優が病室を後にすると隼人は一人考えていた。
(昨日の夕方来た人が僕の母親って言っていたよな? その人に聞けばはっきりするって言っていたけどそこまで言うってことはやっぱりほんとなのかな? とにかく母親だと言う人に聞いてみよう)
その日の夕方、優が言っていた通り隼人の母親である陽子が見舞いにやって来た。
「隼人元気にしている?」
「いらっしゃい、今日も来て頂いてありがとうございます」
「なによそんな他人行儀な言い方、あなたはあたしの息子なんだからそんないい方しなくて良いのよ」
「あなたは本当に僕のお母さんなんですか?」
隼人は疑問の表情で尋ねるとそれに対し陽子は笑みを浮かべ優しく応える。
「そうよ、だからもっと親子らしくフランクに話しかけてくれていいんだからね」
「だったらお聞きしたい事があるんですが」
「だから敬語なんていいって、あたしたち親子なのよ、まあいいわ、それで聞きたい事って何?」
「ぼくの婚約者の方って何ていう名前でしたっけ?」
「何言っているのよ隼人、そんな大事な事も忘れてしまったの? あなたの婚約者の名前は冴島優さんじゃない、いつもお見舞いに来てくれているでしょ?」
「それって双子のお姉さんの方ですよね」
「そうよ、あなたが事故に遭った日ね、あなたのお父さんが優さんにもしあなたに障害が残った時の事を考えてあなたとの結婚を考え直した方が良いって言ったの、そしたら優さんなんて言ったと思う?」
「なんて言ったんですか?」
「優さんね、たとえあなたに障害が残ったからといって結婚をやめたりなんかしないってお父さんに啖呵きったのよ」
「そうだったんですか? ほんとにぼくの婚約者は絵梨じゃなかったんだ」
「何おかしなことを言っているの? 絵梨さんは双子の妹さんの方でしょ、優さんはお姉さんの方よ、こんな大事な事まで忘れたらだめじゃない」
(優さんの言っていた事は本当だったんだ、だったらどうして絵梨は自分が僕の婚約者だなんて嘘を付いたんだ? それどころか優さんの事をあそこまでひどく言って)

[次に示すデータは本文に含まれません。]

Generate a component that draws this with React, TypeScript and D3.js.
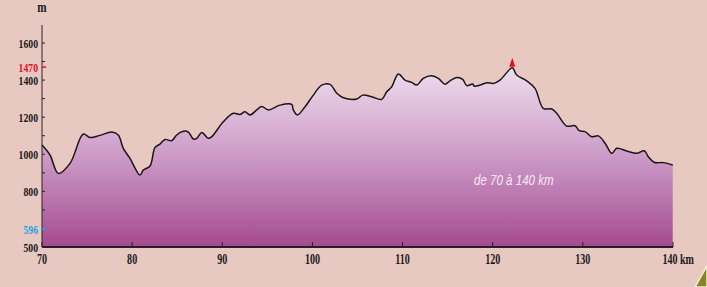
import React from 'react';
import * as d3 from 'd3';

// profile: distance (km) and altitude (m)
const kms = [70, 70.89, 71.81, 73.11, 74.58, 75.33, 76.43, 77.73, 78.46, 79.02, 79.76, 80.87, 81.24, 81.98,
  82.54, 83.09, 83.65, 84.39, 84.94, 85.68, 86.23, 86.79, 87.16, 87.72, 88.45, 88.83, 90.11, 91.22, 91.97,
  92.52, 93.08, 93.82, 94.37, 95.11, 96.4, 97.7, 97.88, 98.32, 99.18, 100.1, 101.03, 101.95, 102.7, 103.43,
  104.91, 105.58, 106.58, 107.69, 108.24, 108.8, 109.53, 110.27, 111.01, 111.57, 112.3, 113.23, 113.97,
  114.71, 115.26, 116.01, 116.67, 117.12, 117.78, 117.93, 118.59, 119.33, 120.07, 120.81, 122.17, 122.66,
  123.77, 124.69, 125.61, 126.55, 127.1, 128.21, 129.13, 129.61, 130.24, 130.98, 131.72, 132.47, 133.21,
  133.76, 134.87, 135.97, 136.82, 137.26, 137.89, 138.93, 139.97];
const elev = [1050, 996, 897, 951, 1109, 1091, 1102, 1120, 1104, 1032, 978, 888, 915, 937,
  1037, 1055, 1080, 1073, 1104, 1124, 1120, 1082, 1086, 1118, 1086, 1095, 1175, 1221, 1215,
  1229, 1212, 1239, 1258, 1239, 1265, 1269, 1239, 1212, 1256, 1319, 1373, 1377, 1329, 1305,
  1298, 1319, 1310, 1296, 1337, 1364, 1433, 1400, 1388, 1373, 1409, 1423, 1409,
  1378, 1396, 1414, 1404, 1370, 1379, 1368, 1373, 1386, 1382, 1400, 1466, 1427,
  1396, 1355, 1248, 1244, 1221, 1152, 1154, 1127, 1122, 1095, 1099, 1059, 1005,
  1032, 1018, 1005, 1019, 987, 957, 955, 942];

const xTicks = [70, 80, 90, 100, 110, 120, 130, 140];
const yLabels = [1600, 1400, 1200, 1000, 800, 500];
const yMinor = [1500, 1300, 1100, 900, 700];
const peakAlt = 1470;
const startAlt = 596;

const W = 707, H = 287;
const fontAxis = '"Liberation Serif", "DejaVu Serif", serif';

export default function App() {
  const x = d3.scaleLinear().domain([70, 140]).range([42, 673]);
  const y = d3.scaleLinear().domain([500, 1600]).range([247, 43]);

  const data: [number, number][] = kms.map((k, i) => [k, elev[i]]);

  const line = d3.line<[number, number]>()
    .x((d) => x(d[0]))
    .y((d) => y(d[1]))
    .curve(d3.curveCatmullRom.alpha(0.5));

  const area = d3.area<[number, number]>()
    .x((d) => x(d[0]))
    .y0(y(500))
    .y1((d) => y(d[1]))
    .curve(d3.curveCatmullRom.alpha(0.5));

  const peak = data.reduce((a, b) => (b[1] > a[1] ? b : a));
  const px = x(peak[0]), py = y(peak[1]);

  const cond = (tx: number, ty: number, s = 0.72) => `translate(${tx},${ty}) scale(${s},1)`;

  return (
    <svg width={W} height={H} style={{ position: 'absolute', left: 0, top: 0, display: 'block' }}>
      <defs>
        <linearGradient id="fillGrad" gradientUnits="userSpaceOnUse" x1="0" x2="0" y1={y(1470)} y2={y(500)}>
          <stop offset="0" stopColor="#eedded" />
          <stop offset="0.5" stopColor="#cc9ac7" />
          <stop offset="1" stopColor="#a44a8f" />
        </linearGradient>
      </defs>
      <rect width={W} height={H} fill="#e8c9c1" />

      <path d={area(data) || ''} fill="url(#fillGrad)" />
      <path d={line(data) || ''} fill="none" stroke="#1c1418" strokeWidth={1.5} strokeLinejoin="round" />

      {/* peak marker */}
      <path d={`M${px - 3},${py - 1} L${px},${py - 10} L${px + 3},${py - 1} Z`} fill="#e3101e" />

      {/* y axis */}
      <line x1={42} x2={42} y1={25} y2={247} stroke="#2a2226" strokeWidth={1} />
      <text transform={cond(42, 12, 0.8)} textAnchor="middle" fontFamily={fontAxis} fontWeight="bold" fontSize={14} fill="#1a1a1a">m</text>
      {yMinor.map((v) => (
        <line key={'m' + v} x1={42} x2={45} y1={y(v)} y2={y(v)} stroke="#2a2226" strokeWidth={1} />
      ))}
      {yLabels.map((v) => (
        <g key={v}>
          {v !== 500 && <line x1={42} x2={45} y1={y(v)} y2={y(v)} stroke="#2a2226" strokeWidth={1} />}
          <text transform={cond(38, y(v) + 5)} textAnchor="end" fontFamily={fontAxis} fontWeight="bold" fontSize={13.5} fill="#1a1a1a">{v}</text>
        </g>
      ))}
      <line x1={42} x2={46} y1={y(peakAlt)} y2={y(peakAlt)} stroke="#e3101e" strokeWidth={1.5} />
      <text transform={cond(38, y(peakAlt) + 4.5)} textAnchor="end" fontFamily={fontAxis} fontWeight="bold" fontSize={13.5} fill="#e3101e">{peakAlt}</text>
      <line x1={42} x2={46} y1={y(startAlt)} y2={y(startAlt)} stroke="#1ea0e0" strokeWidth={1.5} />
      <text transform={cond(38, y(startAlt) + 5)} textAnchor="end" fontFamily={fontAxis} fontWeight="bold" fontSize={13.5} fill="#1ea0e0">{startAlt}</text>

      {/* x axis */}
      <line x1={42} x2={673} y1={247} y2={247} stroke="#2a1c24" strokeWidth={2} />
      {xTicks.map((v) => (
        <g key={v}>
          <line x1={x(v)} x2={x(v)} y1={247} y2={242} stroke="#2a1c24" strokeWidth={1} />
          <text transform={cond(v === 140 ? x(v) - 3 : x(v), 264)} textAnchor="middle" fontFamily={fontAxis} fontWeight="bold" fontSize={14} fill="#1a1a1a">
            {v}
          </text>
        </g>
      ))}
      <text transform={cond(x(140) + 7, 264)} textAnchor="start" fontFamily={fontAxis} fontWeight="bold" fontSize={14} fill="#1a1a1a">km</text>

      <text transform={cond(474, 185, 0.77)} fontFamily='"Liberation Sans", Arial, sans-serif' fontStyle="italic" fontSize={15} fill="#f6eaf4">
        de 70 à 140 km
      </text>

      {/* corner decoration */}
      <path d="M695,287 L707,266 L707,287 Z" fill="#8a8420" stroke="#f4eedc" strokeWidth={1.5} />
    </svg>
  );
}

隼人がそんな風に思っていると陽子が不思議そうな表情を浮かべ尋ねてきた。
「どうして絵梨さんが隼人の婚約者だなんて思ったの?」
「別にどうってわけじゃないけど何となくそう思っただけです。一番は僕が目覚めた時に目の前にいたのが絵梨さんだったのでそう思ってしまいました。でもその時優さんは見舞に来てくれた絵梨さんに飲み物を買いに行っていただけだったそうですが」
絵梨に嘘を付かれたことを隠す隼人。
「そうなのね、だけど隼人、さっきも言ったけどあたしには敬語で話さなくて良いんだからね、あたしたち親子なんだから」
「分かりました、これから気を付けます!」
「だからそれ、言っているそばから敬語になって、全然わかってないじゃない!」
「そうですね、つい敬語になっちゃって、今度こそ気を付けるよ」
そう言う隼人であったがまだ敬語とタメ口が混ざっており、その返事にもぎこちなさが残っていた。
結婚相手についてさらに続ける隼人。
「じゃあ僕が結婚式を挙げるはずだった相手というのは絵梨さんじゃなくて優さんだったの?」
そう尋ねる隼人に対し疑問の表情で応える。
「だからさっきからそう言っているじゃない、どうしたの一体」
これにより隼人の頭の中は混乱してしまった。
「ごめんなさい今日はもう疲れた、少し休むよ。悪いけど今日はここまでにして」
「そうね、じゃあこれで失礼するわ、とにかくお大事にね、また来るわ」
その後陽子は静かに病室を後にした。